When I taught this story to middle school children, the irony wasn't always obvious to my students when the kids in the story think about those kids of the past (our present) and "the fun they had" back then.

Asimov's prediction/warning hasn't come completely true. We still have schools for the vast majority of kids, but they certainly spend a lot of time in front of screens in school and at home doing schoolwork.

Samuel Butler's Erewhon (an anagram of "nowhere') is an interesting example. Erewhon isn't a utopia but it is not a dystopia. It is satirical utopia, like Gulliver's Travels (1726). Both books satirize the British Empire of their time.
         

Two popular dystopias that you may have read in school are George Orwell's Nineteen Eighty-Four and Aldous Huxley's Brave New World. Orwell gives us Oceania, a country at perpetual war, with a population controlled through propaganda. Even people who haven't read the novel (or seen a movie version) have likely heard of the novel's Big Brother.

Aldous Huxley's novel world apparently started as a parody of utopian fiction. He created a "perfect" world of 2540 that he based on what he saw beginning in the industrial and social changes of 1931. In this utopia,the population is divided into five castes and accepts it because they are happily drugged and have been programmed since their birth in test tubes. No problems with old people - the World State kills everyone 60 years old or older.
         

Anthony Burgess's 1962 novel, A Clockwork Orange, became much more known when Stanley Kubrick made it into a film. It was (and probably still is) a film that shocks. I had a college professor who cancelled a class because she had just seen the film and was so upset by the treatment of women and violence that she said she could not each. The story is set in a future England where there is a extreme youth violence. The society's method of trying to rehabilitate those criminal youth is equally violent.



Margaret Atwood's The Handmaid's Tale describes a future United States governed by a totalitarian theocracy, where women have no rights. The TV series adaptation has made this tale more real, as Kubrick's film did earlier.

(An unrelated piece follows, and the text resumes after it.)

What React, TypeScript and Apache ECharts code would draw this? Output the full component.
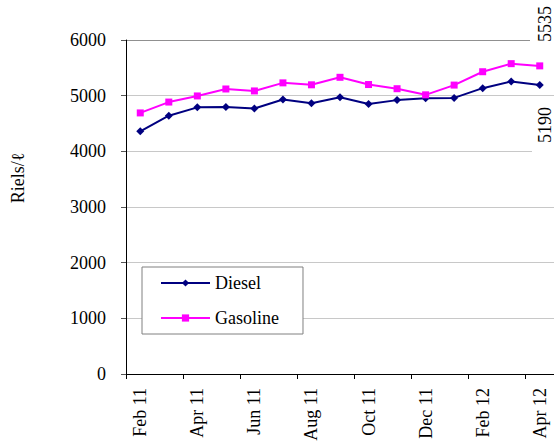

Young adult dystopian fiction has become a big business in print and on screens. The Hunger Games by Suzanne Collins, The House of the Scorpion by Nancy Farmer, Divergent, Insurgent by Veronica Roth, The Maze Runner by James Dashner, and Delirium by Lauren Oliver.

Like Asimov, when Ray Bradbury wrote his short story, “The Veldt,” televisions were just coming into homes. But he thought they were already changing a lot of things, including parenting. Television did become a babysitter, and sometimes it was a teacher.

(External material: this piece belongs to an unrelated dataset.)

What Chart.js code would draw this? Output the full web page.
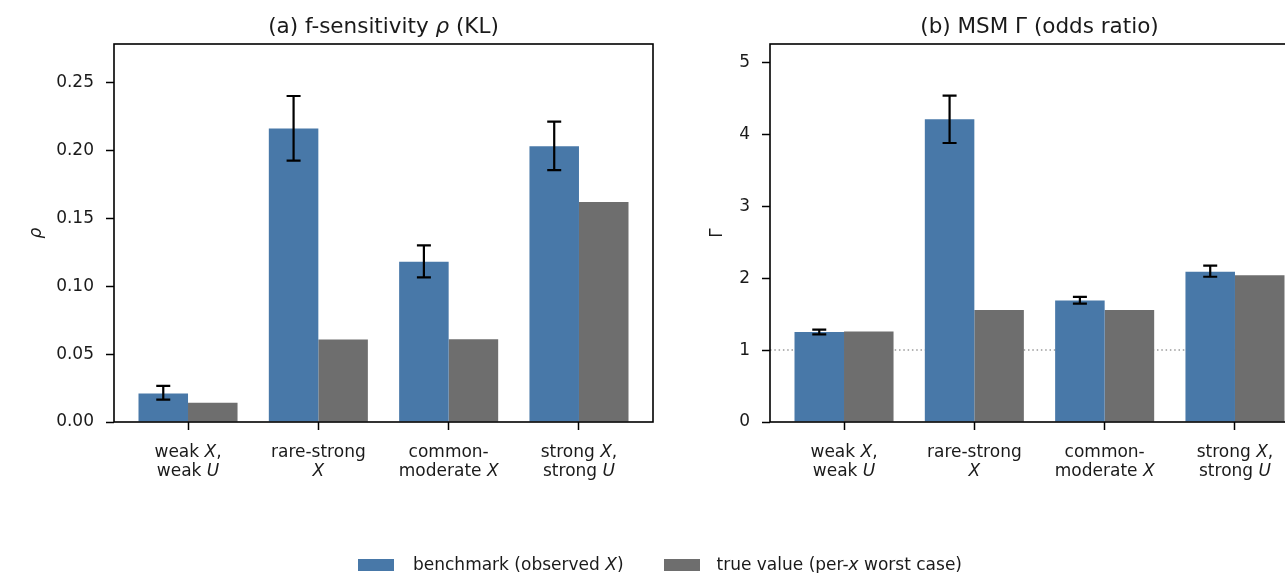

But in “The Veldt,” Bradbury describes a family “nursery” that is what we would call  a very sophisticated Virtual Reality that is highly interactive. Not only does it babysit the kids, it raises them and becomes more and more seductive. Too seductive, according to the parents, who decide it needs to be shut down. The children don't like that one bit, and with the help of the African veldt they take revenge on their parents.

Bradbury was warning about what might happen if parental guidance was lost. I can easily imagine the stories he would be writing today about the state of TV and video games. What might he say about video games that are actually dystopias, such as the Fallout series, BioShock, and the later games of the Half-Life series.

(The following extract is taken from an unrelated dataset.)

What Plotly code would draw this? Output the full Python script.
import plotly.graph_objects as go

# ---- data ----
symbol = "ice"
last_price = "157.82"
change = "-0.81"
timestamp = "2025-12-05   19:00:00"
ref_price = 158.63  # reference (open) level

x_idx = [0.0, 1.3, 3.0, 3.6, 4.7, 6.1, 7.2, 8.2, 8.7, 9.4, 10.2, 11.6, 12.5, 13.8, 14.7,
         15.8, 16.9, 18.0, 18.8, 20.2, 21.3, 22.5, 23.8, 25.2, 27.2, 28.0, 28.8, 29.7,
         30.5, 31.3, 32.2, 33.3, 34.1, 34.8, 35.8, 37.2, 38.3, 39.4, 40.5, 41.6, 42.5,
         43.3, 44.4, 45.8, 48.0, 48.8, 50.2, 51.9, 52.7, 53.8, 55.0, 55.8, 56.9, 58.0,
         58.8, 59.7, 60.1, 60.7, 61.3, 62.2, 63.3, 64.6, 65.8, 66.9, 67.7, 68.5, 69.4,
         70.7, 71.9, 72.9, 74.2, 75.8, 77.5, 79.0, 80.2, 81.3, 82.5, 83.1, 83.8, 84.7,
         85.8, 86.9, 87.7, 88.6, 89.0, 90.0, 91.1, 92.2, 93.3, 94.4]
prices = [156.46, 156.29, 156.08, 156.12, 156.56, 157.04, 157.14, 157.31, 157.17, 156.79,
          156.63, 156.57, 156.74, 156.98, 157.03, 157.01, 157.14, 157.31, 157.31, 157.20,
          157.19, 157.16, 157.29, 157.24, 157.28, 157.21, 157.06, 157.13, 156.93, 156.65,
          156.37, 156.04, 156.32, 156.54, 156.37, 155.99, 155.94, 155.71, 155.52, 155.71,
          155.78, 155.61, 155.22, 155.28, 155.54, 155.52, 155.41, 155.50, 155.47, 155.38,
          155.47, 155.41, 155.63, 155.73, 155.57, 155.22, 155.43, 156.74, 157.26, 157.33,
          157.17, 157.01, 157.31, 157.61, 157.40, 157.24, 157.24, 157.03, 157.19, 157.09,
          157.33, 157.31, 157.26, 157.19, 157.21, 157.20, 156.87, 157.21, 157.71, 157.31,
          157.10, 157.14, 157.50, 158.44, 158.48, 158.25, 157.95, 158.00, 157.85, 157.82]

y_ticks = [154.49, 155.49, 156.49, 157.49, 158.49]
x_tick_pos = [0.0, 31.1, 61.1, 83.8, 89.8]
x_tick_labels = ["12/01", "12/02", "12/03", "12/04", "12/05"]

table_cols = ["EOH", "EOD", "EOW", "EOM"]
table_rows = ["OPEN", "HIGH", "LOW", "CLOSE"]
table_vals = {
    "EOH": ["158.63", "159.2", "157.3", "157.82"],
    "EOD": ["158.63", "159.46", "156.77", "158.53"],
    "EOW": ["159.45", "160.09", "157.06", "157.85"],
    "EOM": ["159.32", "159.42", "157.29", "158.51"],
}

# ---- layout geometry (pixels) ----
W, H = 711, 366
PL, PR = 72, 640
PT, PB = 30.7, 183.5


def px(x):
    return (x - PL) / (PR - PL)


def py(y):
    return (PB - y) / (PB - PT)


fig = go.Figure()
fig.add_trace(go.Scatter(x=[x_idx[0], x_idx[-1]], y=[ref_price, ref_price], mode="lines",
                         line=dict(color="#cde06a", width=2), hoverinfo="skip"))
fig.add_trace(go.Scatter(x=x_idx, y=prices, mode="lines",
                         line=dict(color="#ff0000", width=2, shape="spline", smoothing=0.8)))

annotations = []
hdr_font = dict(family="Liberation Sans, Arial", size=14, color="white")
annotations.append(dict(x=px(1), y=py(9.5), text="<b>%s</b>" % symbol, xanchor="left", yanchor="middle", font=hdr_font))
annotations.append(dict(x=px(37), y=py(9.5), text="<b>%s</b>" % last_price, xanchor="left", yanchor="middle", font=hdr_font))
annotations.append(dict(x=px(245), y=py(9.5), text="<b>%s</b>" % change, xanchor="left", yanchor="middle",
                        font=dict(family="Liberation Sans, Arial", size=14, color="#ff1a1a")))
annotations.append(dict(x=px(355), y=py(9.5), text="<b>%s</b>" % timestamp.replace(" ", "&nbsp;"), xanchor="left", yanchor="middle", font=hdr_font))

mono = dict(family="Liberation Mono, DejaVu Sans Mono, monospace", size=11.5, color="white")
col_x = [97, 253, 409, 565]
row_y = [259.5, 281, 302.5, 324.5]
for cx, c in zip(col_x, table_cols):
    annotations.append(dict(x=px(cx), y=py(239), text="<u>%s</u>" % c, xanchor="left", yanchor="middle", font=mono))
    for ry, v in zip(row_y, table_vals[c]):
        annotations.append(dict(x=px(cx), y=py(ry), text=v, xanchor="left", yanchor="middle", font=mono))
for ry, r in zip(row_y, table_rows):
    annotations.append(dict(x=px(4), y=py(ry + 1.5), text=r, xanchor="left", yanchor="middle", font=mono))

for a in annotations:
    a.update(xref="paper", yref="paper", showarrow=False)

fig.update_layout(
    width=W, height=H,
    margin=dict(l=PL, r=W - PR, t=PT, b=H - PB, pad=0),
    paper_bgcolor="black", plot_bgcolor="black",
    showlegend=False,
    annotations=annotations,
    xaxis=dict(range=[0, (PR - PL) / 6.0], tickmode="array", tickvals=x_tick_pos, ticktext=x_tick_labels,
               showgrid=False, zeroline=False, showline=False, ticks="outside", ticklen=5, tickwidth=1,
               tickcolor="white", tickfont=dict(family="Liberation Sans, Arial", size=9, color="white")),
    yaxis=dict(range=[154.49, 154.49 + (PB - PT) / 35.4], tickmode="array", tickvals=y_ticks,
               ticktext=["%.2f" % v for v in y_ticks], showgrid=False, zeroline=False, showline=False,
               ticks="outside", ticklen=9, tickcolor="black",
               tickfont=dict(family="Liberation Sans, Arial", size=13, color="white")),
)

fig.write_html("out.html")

Dystopian fiction is the worst visions of the future. That would appear in apocalyptic literature. "Apocalypse" is a Greek word that does not mean the end of the world. It means "revelation", an unveiling or unfolding of things not previously known. As you might suspect, the earliest apocalyptic writing comes from the literature of Judaism and Christianity. It encompasses writing that begins in the centuries following the Babylonian exile through the close of the Middle Ages. But those are tales for another day.